• **Dataset content**
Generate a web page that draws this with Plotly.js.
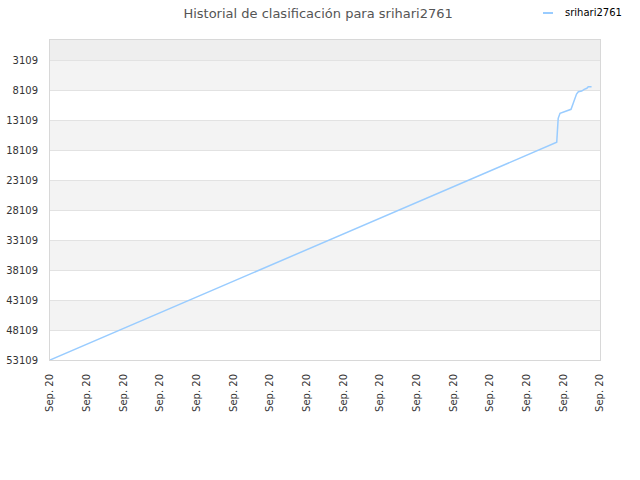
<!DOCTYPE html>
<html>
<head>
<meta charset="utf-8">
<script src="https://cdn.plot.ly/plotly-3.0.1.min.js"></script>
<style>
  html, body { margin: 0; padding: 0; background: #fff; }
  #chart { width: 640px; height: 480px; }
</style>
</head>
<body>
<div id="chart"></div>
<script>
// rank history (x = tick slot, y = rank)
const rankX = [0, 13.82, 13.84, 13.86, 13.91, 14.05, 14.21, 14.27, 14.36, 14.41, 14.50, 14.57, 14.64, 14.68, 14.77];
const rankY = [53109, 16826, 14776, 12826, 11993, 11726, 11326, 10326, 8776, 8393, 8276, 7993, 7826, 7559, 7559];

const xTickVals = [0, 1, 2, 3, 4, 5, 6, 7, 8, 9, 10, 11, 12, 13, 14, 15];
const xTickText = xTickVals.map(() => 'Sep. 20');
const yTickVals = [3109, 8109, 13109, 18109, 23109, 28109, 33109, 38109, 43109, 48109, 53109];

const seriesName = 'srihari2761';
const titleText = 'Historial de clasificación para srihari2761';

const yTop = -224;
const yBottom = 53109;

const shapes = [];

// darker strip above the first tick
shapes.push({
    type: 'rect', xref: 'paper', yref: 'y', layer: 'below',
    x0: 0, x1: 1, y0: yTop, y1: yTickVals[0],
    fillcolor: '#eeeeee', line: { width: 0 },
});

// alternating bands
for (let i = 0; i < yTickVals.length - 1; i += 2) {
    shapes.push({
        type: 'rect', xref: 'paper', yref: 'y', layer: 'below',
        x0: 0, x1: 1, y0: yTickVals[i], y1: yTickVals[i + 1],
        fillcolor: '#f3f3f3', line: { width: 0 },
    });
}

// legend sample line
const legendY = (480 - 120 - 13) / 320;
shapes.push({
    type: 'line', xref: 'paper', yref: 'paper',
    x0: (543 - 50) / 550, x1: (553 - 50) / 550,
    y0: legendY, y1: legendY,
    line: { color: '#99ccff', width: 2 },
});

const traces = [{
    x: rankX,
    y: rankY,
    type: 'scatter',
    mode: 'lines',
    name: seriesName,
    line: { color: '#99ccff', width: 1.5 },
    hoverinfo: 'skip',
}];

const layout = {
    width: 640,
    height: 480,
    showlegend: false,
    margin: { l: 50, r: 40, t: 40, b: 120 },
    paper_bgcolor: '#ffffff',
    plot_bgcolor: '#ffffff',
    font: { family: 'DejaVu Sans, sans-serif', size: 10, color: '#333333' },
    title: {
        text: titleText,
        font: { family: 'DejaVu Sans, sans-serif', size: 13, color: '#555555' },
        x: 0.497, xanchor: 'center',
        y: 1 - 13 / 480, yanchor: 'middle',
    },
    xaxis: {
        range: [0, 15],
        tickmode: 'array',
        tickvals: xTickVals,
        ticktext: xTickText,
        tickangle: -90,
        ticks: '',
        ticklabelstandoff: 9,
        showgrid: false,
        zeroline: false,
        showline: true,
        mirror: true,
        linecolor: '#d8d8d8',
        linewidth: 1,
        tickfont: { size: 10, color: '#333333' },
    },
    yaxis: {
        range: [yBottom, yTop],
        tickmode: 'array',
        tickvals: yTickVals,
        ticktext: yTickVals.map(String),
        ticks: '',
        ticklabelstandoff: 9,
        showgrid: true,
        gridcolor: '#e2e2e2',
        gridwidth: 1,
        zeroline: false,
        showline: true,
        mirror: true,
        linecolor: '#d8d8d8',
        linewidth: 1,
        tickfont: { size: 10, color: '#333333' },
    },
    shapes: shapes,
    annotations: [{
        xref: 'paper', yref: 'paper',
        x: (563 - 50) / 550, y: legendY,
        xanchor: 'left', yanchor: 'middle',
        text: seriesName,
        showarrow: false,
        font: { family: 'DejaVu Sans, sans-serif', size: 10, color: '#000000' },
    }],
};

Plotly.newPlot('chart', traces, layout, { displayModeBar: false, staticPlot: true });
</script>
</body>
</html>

• **Brief**
Quote each line of the listing exactly, but leave the pictures out.

• **Solution for this problem**
Generate a web page that draws this with Plotly.js.
<!DOCTYPE html>
<html>
<head>
<meta charset="utf-8">
<script src="https://cdn.plot.ly/plotly-3.0.1.min.js"></script>
<style>
  html, body { margin: 0; padding: 0; background: #fff; }
  #chart { width: 640px; height: 480px; }
</style>
</head>
<body>
<div id="chart"></div>
<script>
// rank history (x = tick slot, y = rank)
const rankX = [0, 13.82, 13.84, 13.86, 13.91, 14.05, 14.21, 14.27, 14.36, 14.41, 14.50, 14.57, 14.64, 14.68, 14.77];
const rankY = [53109, 16826, 14776, 12826, 11993, 11726, 11326, 10326, 8776, 8393, 8276, 7993, 7826, 7559, 7559];

const xTickVals = [0, 1, 2, 3, 4, 5, 6, 7, 8, 9, 10, 11, 12, 13, 14, 15];
const xTickText = xTickVals.map(() => 'Sep. 20');
const yTickVals = [3109, 8109, 13109, 18109, 23109, 28109, 33109, 38109, 43109, 48109, 53109];

const seriesName = 'srihari2761';
const titleText = 'Historial de clasificación para srihari2761';

const yTop = -224;
const yBottom = 53109;

const shapes = [];

// darker strip above the first tick
shapes.push({
    type: 'rect', xref: 'paper', yref: 'y', layer: 'below',
    x0: 0, x1: 1, y0: yTop, y1: yTickVals[0],
    fillcolor: '#eeeeee', line: { width: 0 },
});

// alternating bands
for (let i = 0; i < yTickVals.length - 1; i += 2) {
    shapes.push({
        type: 'rect', xref: 'paper', yref: 'y', layer: 'below',
        x0: 0, x1: 1, y0: yTickVals[i], y1: yTickVals[i + 1],
        fillcolor: '#f3f3f3', line: { width: 0 },
    });
}

// legend sample line
const legendY = (480 - 120 - 13) / 320;
shapes.push({
    type: 'line', xref: 'paper', yref: 'paper',
    x0: (543 - 50) / 550, x1: (553 - 50) / 550,
    y0: legendY, y1: legendY,
    line: { color: '#99ccff', width: 2 },
});

const traces = [{
    x: rankX,
    y: rankY,
    type: 'scatter',
    mode: 'lines',
    name: seriesName,
    line: { color: '#99ccff', width: 1.5 },
    hoverinfo: 'skip',
}];

const layout = {
    width: 640,
    height: 480,
    showlegend: false,
    margin: { l: 50, r: 40, t: 40, b: 120 },
    paper_bgcolor: '#ffffff',
    plot_bgcolor: '#ffffff',
    font: { family: 'DejaVu Sans, sans-serif', size: 10, color: '#333333' },
    title: {
        text: titleText,
        font: { family: 'DejaVu Sans, sans-serif', size: 13, color: '#555555' },
        x: 0.497, xanchor: 'center',
        y: 1 - 13 / 480, yanchor: 'middle',
    },
    xaxis: {
        range: [0, 15],
        tickmode: 'array',
        tickvals: xTickVals,
        ticktext: xTickText,
        tickangle: -90,
        ticks: '',
        ticklabelstandoff: 9,
        showgrid: false,
        zeroline: false,
        showline: true,
        mirror: true,
        linecolor: '#d8d8d8',
        linewidth: 1,
        tickfont: { size: 10, color: '#333333' },
    },
    yaxis: {
        range: [yBottom, yTop],
        tickmode: 'array',
        tickvals: yTickVals,
        ticktext: yTickVals.map(String),
        ticks: '',
        ticklabelstandoff: 9,
        showgrid: true,
        gridcolor: '#e2e2e2',
        gridwidth: 1,
        zeroline: false,
        showline: true,
        mirror: true,
        linecolor: '#d8d8d8',
        linewidth: 1,
        tickfont: { size: 10, color: '#333333' },
    },
    shapes: shapes,
    annotations: [{
        xref: 'paper', yref: 'paper',
        x: (563 - 50) / 550, y: legendY,
        xanchor: 'left', yanchor: 'middle',
        text: seriesName,
        showarrow: false,
        font: { family: 'DejaVu Sans, sans-serif', size: 10, color: '#000000' },
    }],
};

Plotly.newPlot('chart', traces, layout, { displayModeBar: false, staticPlot: true });
</script>
</body>
</html>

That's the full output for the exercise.